A Cruel and Fated Light
“If there is one thing Shuttleworth does spectacularly well, it’s writing characters. The main players in this book vary in age but Shuttleworth nails every single one. We get most of the same POV’s from book one: Arlo, Nausicaa, Vehan and Aurelian, but this book also gives us Cel’s POV and I was SO EXCITED because he was my favourite character in the first book.”
After thwarting the man behind the gruesome ironborn murders—and breaking several fae laws to do so—all Arlo wants is a quiet summer. As the deity of luck’s Hollow Star, capable of bringing about endless possibilities, this shouldn’t be too much to ask, right?
But someone is still trying to summon the mythical Seven Deadly Sins. All signs point to immortal meddling, and if this is the gods’ attempt at returning to the Mortal Realm, it’s Arlo they’re going to use to do it.
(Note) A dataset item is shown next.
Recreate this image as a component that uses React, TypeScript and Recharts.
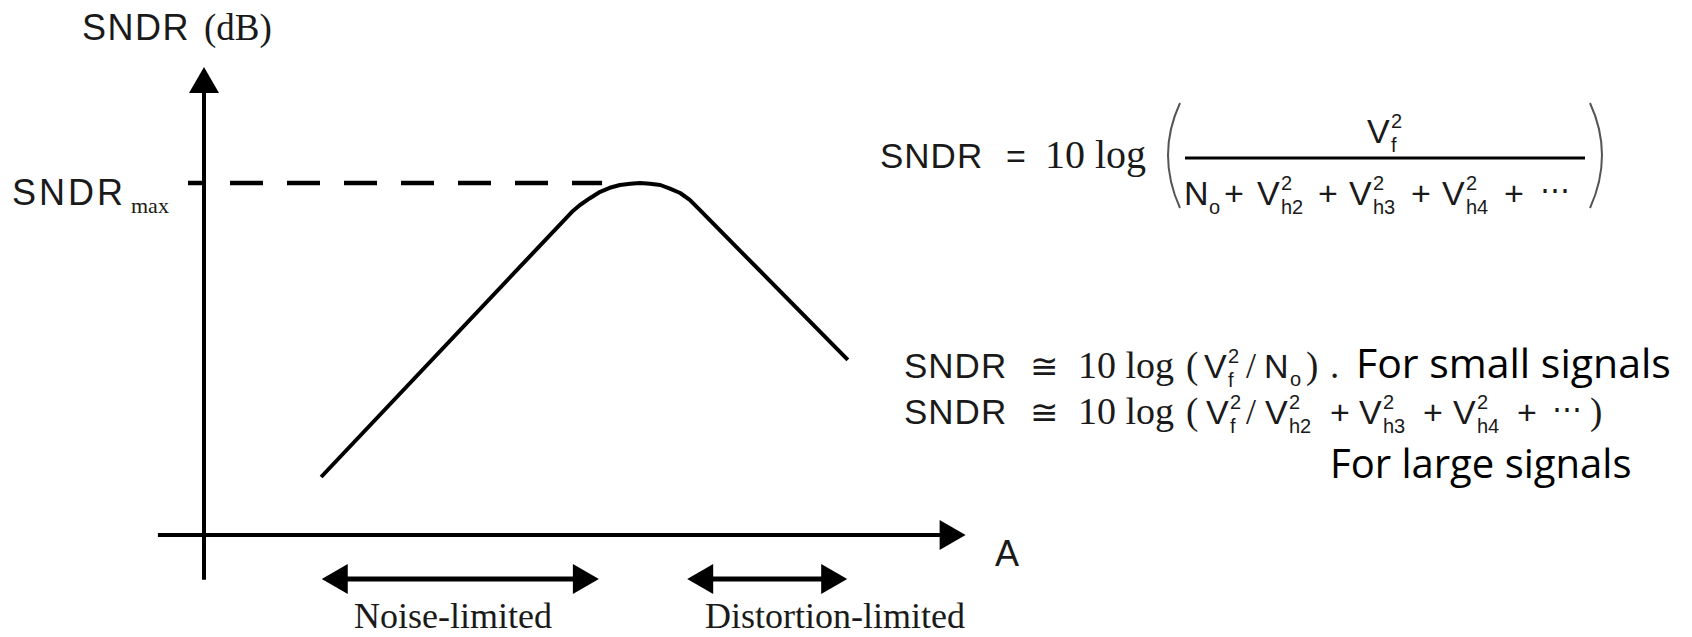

When Queen Riadne offers to host Arlo at the Seelie Summer palace, she jumps at the chance. She’ll get to see more of Vehan and Aurelian and perhaps even work out her complicated feelings for the gorgeous ex-Fury, Nausicaä. But no one trusts the infamous Queen of Light, even as Arlo wonders if she’s just been greatly misunderstood.
With the Summer Solstice quickly approaching, everyone expects Riadne to finally challenge the High King for his crown. And as Arlo struggles to get control of her powers and take charge of her destiny, she’ll soon be faced with a choice that won’t only change the fate of the Mortal Realm forever but could condemn it to a cruelty the likes of which the Courts have never known.
For the Throne
“If there’s one thing I love about these books it’s Whitten’s writing style, it’s delicious and enticing and just effortlessly drags you into the story. She manages to make you feel the bleakness of the Shadowlands, the magic of the Wilderwood through her descriptive writing, while also using it to give us further insight into our two main characters. Her use of foreshadowing and plot twists was so beautifully done and she manages to write a book that is both something you want to savour and something you find impossible to put down.”
Red and the Wolf have finally contained the threat of the Old Kings but at a steep cost. Red’s beloved sister Neve, the First Daughter is lost in the Shadowlands, an inverted kingdom where the vicious gods of legend have been trapped for centuries and the Old Kings have slowly been gaining control. But Neve has an ally–though it’s one she’d rather never have to speak to again–the rogue king Solmir.
Solmir wants to bring an end to the Shadowlands and he believes helping Neve may be the key to its destruction. But to do that, they will both have to journey across a dangerous landscape in order to find a mysterious Heart Tree, and finally to claim the gods’ dark, twisted powers for themselves.
The Fires of Vengeance
“While book one took a bit of time to get going, this story started at a sprint and never once let up the pace. It’s a story that you want to savour, but also one you want to fly through, especially because every single chapter seems to end on some kind of plot point or cliff hanger…Winters writing style, while sparse in detail, definitely packs an emotional and atmospheric punch in places. There are no lengthy descriptions of places or people, no flowery prose or lyrical writing. Instead his writing style is blunt, aggressive and no word, line, paragraph is superfluous, they all play their part in the furthering of his story and I found it so refreshing to read.”
Desperate to delay an impending attack by the indigenous people of Xidda, Tau and his queen craft a dangerous plan. If Tau succeeds, the queen will have the time she needs to assemble her forces and launch an all-out assault on her own capital city, where her sister is being propped up as the ‘true’ Queen of the Omehi.
If the city can be taken, if Tsiora can reclaim her throne and reunite her people, then the Omehi might have a chance to survive the coming onslaught.